By Daniel Holbourn
Posted on 15/11/25
Most businesses don’t wake up one morning thinking they need a rebrand.
What they feel instead is friction.
Growth starts to feel heavier than it used to. You need more effort to get the same outcome. Conversations take longer. Messaging needs more context. Things aren’t broken, they just don’t move as cleanly. What used to feel obvious now needs explaining.
At first, this is easy to rationalise. Markets change. Competition increases. Costs rise. It’s tempting to assume the answer sits downstream. Better execution. Sharper campaigns. New channels.
Sometimes it does.
But often, it doesn’t.
A rebrand becomes worth considering when the brand no longer supports momentum. When progress starts relying on extra effort rather than shared understanding. The business still functions, but it begins to drag.
This rarely shows up as a single problem.
It shows up as a pattern:
- The business is described differently depending on who’s speaking
- Enquiries aren’t wrong, just slightly misaligned
- The story shifts depending on context
- Initiatives require more internal alignment before they can move
- The work expands, but perception lags behind
Most founders don’t label this as a brand issue.
They just feel the resistance.
When we talk about “brand” here, we’re not talking about visuals. We’re talking about the shared understanding that shapes how the business is explained, prioritised, and chosen. If that idea feels unclear, I’ve unpacked it more simply in The Anatomy of a Brand.
And that resistance is usually the signal.
As businesses evolve, their reality changes faster than their brand does. The offer matures. The audience sharpens. Ambition shifts. But the language, positioning, and identity often stay anchored to an earlier version of the business. For a while, that gap can be tolerated. Over time, it creates friction. Not because the brand is bad, but because it’s out of date relative to what the business has become.
This is why rebrands driven by strategic shifts tend to succeed, while cosmetic ones don’t. Organisations with clear positioning and internal alignment consistently outperform those without it. Not because branding creates growth on its own, but because strategic brand clarity removes barriers. It reduces the need for explanation. It sharpens decision-making.
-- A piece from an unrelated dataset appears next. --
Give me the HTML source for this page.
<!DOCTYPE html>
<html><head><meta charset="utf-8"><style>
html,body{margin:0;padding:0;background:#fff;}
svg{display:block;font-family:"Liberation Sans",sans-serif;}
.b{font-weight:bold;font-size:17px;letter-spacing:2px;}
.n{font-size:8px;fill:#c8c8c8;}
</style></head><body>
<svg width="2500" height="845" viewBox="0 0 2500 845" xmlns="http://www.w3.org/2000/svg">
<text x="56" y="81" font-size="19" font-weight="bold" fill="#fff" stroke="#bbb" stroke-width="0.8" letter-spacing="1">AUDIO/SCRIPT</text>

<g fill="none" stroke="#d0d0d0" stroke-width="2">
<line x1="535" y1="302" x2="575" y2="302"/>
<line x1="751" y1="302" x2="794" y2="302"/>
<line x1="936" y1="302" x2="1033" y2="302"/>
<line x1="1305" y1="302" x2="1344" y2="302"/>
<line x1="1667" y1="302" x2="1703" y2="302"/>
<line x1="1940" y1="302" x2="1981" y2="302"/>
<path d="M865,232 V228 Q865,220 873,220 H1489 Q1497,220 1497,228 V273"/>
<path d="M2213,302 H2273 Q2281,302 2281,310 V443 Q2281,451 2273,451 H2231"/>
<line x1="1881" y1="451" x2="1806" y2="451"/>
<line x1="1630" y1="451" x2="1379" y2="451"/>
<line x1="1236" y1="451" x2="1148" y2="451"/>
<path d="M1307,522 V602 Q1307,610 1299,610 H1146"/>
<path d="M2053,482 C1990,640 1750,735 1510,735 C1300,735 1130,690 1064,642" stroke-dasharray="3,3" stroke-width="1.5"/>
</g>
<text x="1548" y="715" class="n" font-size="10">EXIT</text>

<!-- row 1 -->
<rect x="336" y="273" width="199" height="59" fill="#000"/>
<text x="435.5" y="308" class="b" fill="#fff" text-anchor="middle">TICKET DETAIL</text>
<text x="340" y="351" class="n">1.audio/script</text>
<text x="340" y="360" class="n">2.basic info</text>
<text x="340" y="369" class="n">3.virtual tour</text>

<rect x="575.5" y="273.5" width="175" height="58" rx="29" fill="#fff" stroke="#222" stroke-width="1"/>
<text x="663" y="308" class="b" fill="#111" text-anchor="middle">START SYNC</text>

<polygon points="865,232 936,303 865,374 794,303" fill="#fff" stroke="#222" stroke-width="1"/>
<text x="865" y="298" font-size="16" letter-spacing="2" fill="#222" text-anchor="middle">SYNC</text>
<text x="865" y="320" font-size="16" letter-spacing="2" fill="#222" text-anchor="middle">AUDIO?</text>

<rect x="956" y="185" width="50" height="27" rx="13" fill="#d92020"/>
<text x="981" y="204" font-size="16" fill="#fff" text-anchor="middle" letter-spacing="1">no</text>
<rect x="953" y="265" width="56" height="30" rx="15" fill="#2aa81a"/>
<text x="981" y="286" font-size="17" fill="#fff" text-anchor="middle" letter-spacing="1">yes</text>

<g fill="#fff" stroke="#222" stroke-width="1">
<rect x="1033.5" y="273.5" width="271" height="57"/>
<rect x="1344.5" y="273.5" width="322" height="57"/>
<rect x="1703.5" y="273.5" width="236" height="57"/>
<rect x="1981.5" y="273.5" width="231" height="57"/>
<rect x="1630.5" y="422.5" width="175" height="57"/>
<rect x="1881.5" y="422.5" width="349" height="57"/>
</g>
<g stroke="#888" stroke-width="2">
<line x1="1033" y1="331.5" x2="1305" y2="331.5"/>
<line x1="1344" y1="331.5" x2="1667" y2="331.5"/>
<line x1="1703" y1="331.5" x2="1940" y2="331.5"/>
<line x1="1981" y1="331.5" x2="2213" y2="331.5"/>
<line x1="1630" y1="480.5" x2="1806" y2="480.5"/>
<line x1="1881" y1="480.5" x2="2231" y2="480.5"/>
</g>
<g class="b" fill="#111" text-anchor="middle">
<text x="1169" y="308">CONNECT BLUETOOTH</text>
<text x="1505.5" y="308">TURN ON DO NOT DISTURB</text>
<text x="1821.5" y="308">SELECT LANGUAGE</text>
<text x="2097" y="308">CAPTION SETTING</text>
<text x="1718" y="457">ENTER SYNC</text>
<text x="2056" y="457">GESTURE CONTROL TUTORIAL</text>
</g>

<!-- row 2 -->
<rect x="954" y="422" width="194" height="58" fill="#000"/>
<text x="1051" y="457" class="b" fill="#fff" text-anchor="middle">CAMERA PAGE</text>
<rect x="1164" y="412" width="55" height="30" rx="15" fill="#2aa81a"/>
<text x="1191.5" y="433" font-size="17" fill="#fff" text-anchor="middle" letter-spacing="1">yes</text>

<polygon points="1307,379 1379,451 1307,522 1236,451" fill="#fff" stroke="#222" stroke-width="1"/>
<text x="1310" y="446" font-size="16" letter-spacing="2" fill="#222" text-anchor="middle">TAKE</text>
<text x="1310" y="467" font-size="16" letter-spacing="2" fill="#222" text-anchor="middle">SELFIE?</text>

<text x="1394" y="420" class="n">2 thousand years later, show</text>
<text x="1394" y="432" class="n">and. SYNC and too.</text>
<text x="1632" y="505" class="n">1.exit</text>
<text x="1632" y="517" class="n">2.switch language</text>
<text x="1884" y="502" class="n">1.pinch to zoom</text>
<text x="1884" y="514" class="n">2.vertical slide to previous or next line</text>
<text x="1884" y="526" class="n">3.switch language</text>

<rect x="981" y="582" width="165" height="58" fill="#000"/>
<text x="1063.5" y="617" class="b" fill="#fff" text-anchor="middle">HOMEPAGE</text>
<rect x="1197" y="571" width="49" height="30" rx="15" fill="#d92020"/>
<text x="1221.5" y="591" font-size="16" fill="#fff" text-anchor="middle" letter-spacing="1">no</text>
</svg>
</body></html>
It makes the business easier to understand and choose.
You can see this pattern in technology businesses that have scaled with intention.
When Atlassian grew beyond a set of developer tools into a global collaboration platform, the shift wasn’t visual first. The business strategy evolved, and the brand followed. The identity system became simpler, calmer, and more confident because the underlying direction was clear.
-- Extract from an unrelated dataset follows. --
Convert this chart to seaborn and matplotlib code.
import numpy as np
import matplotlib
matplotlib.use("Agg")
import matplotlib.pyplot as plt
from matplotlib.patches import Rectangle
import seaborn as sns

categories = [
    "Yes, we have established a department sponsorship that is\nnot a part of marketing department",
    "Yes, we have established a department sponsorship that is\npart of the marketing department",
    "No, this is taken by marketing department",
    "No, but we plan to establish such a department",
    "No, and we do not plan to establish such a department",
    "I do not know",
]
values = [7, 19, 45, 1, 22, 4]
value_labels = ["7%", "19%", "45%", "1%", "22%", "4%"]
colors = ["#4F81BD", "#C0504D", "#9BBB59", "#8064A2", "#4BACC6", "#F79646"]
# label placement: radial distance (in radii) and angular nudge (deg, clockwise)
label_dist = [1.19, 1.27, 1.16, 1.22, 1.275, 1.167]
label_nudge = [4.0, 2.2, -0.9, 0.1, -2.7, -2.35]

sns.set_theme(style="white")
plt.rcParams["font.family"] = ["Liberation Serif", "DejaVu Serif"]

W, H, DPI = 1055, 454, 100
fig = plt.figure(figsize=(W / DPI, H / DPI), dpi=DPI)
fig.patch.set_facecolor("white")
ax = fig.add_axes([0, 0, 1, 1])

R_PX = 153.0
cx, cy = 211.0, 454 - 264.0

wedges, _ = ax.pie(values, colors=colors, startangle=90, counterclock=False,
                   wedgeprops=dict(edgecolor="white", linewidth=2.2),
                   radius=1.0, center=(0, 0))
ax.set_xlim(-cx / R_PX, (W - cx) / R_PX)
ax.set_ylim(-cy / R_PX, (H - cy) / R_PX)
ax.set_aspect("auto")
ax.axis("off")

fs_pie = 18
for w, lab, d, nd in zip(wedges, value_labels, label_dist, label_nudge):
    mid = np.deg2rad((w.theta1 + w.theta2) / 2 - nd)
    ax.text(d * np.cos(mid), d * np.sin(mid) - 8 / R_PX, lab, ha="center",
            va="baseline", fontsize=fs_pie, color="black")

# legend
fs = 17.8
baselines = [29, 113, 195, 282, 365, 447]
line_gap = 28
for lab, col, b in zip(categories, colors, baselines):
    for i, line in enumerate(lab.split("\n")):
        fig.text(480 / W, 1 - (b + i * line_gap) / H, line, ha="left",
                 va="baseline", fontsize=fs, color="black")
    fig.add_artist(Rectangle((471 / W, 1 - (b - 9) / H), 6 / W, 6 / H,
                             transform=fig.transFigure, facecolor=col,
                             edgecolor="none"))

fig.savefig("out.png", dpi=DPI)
Similarly, Stripe didn’t build trust through constant reinvention. Its brand strength comes from alignment. Product philosophy, audience needs, and communication all point in the same direction. The visual system is deliberately restrained because the strategy is doing the heavy lifting.
In both cases, the brand didn’t try to create a new reality.
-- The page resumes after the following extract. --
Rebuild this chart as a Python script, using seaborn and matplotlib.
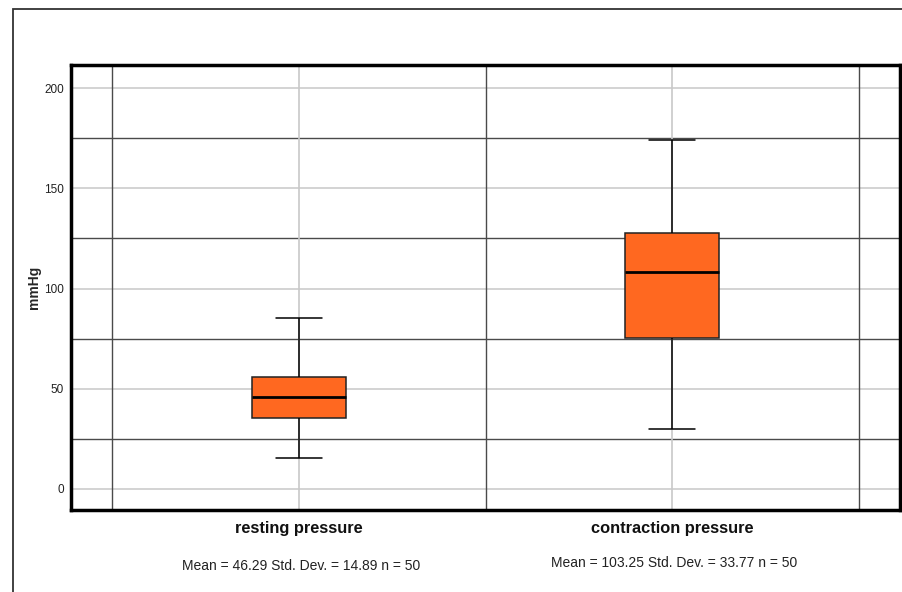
import matplotlib
matplotlib.use("Agg")
import matplotlib.pyplot as plt
from matplotlib.patches import Rectangle
import matplotlib.transforms as mtransforms
import seaborn as sns
import pandas as pd
import numpy as np

# ---- data ----
categories = ["resting pressure", "contraction pressure"]
whisker_low = [15.3, 30.0]
q1 = [35.3, 75.3]
median = [45.7, 108.0]
q3 = [55.8, 127.7]
whisker_high = [85.3, 174.0]
means = ["46.29", "103.25"]
std_devs = ["14.89", "33.77"]
ns = [50, 50]
y_ticks = [0, 50, 100, 150, 200]
y_minor = [25, 75, 125, 175]

rows = []
for c, a, b, m, d, e in zip(categories, whisker_low, q1, median, q3, whisker_high):
    for v in (a, b, m, d, e):
        rows.append({"variable": c, "mmHg": v})
df = pd.DataFrame(rows)

sns.set_theme(style="white")
plt.rcParams["font.family"] = ["Liberation Sans", "DejaVu Sans"]

W, H = 902, 592
fig = plt.figure(figsize=(W / 100, H / 100), dpi=100)
ax = fig.add_axes([71 / W, 1 - 510 / H, (900 - 71) / W, (510 - 65) / H])

# grid lines
for v in y_ticks:
    ax.axhline(v, color="#cccccc", lw=1.2, zorder=0)
for v in y_minor:
    ax.axhline(v, color="#4a4a4a", lw=1.0, zorder=0)
for i in range(len(categories)):
    ax.axvline(i, color="#c8c8c8", lw=1.2, zorder=0)
for b in np.arange(-0.5, len(categories), 1.0):
    ax.axvline(b, color="#4a4a4a", lw=1.0, zorder=0)

sns.boxplot(data=df, x="variable", y="mmHg", order=categories, ax=ax,
            width=0.25, whis=np.inf, color="#FF6820", saturation=1,
            linecolor="black", linewidth=1.1,
            medianprops=dict(color="black", lw=2.0),
            boxprops=dict(edgecolor="#222222"),
            zorder=3)

ax.set_xlim(-0.611, 1.611)
ax.set_ylim(-10.5, 211.5)
ax.set_yticks(y_ticks)
ax.set_yticklabels([str(v) for v in y_ticks], fontsize=8.5, color="#222222")
ax.set_xticks(range(len(categories)))
ax.set_xticklabels(categories, fontsize=11.8, fontweight="bold", color="#111111")
ax.tick_params(axis="y", length=0, pad=5)
ax.tick_params(axis="x", length=0, pad=8)
ax.set_xlabel("")
ax.set_ylabel("mmHg", fontsize=10, fontweight="bold", labelpad=2.5)
for s in ax.spines.values():
    s.set_visible(True)
    s.set_color("black")
    s.set_linewidth(2.5)
ax.grid(False)

# caption per category
trans = mtransforms.blended_transform_factory(ax.transData, fig.transFigure)
cap_y = [566, 563]
for i, (m, sd, n) in enumerate(zip(means, std_devs, ns)):
    ax.text(i + 0.005, 1 - cap_y[i] / H, f"Mean = {m} Std. Dev. = {sd} n = {n}",
            transform=trans, ha="center", va="center", fontsize=10, color="#222222")

# outer frame
fig.patches.append(Rectangle((13 / W, -0.1), 1.2, 1 - 9 / H + 0.1,
                             transform=fig.transFigure, fill=False,
                             edgecolor="#333333", lw=1.3, zorder=0))

fig.savefig("out.png", dpi=100)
It reflected one that was already clear.
That’s the real test.
Does the brand still reflect where the business is going, or only where it’s been?
If the answer feels fuzzy, that doesn’t mean it’s time to rush into design. It means it’s time to pause and reassess. To pressure-test assumptions. To bring the brand back into alignment with the reality of the business today.
Rebrands aren’t about motion.
They’re about removing resistance.
And when that resistance is gone, growth tends to feel lighter. Not because less work is required, but because the work finally pulls in one direction.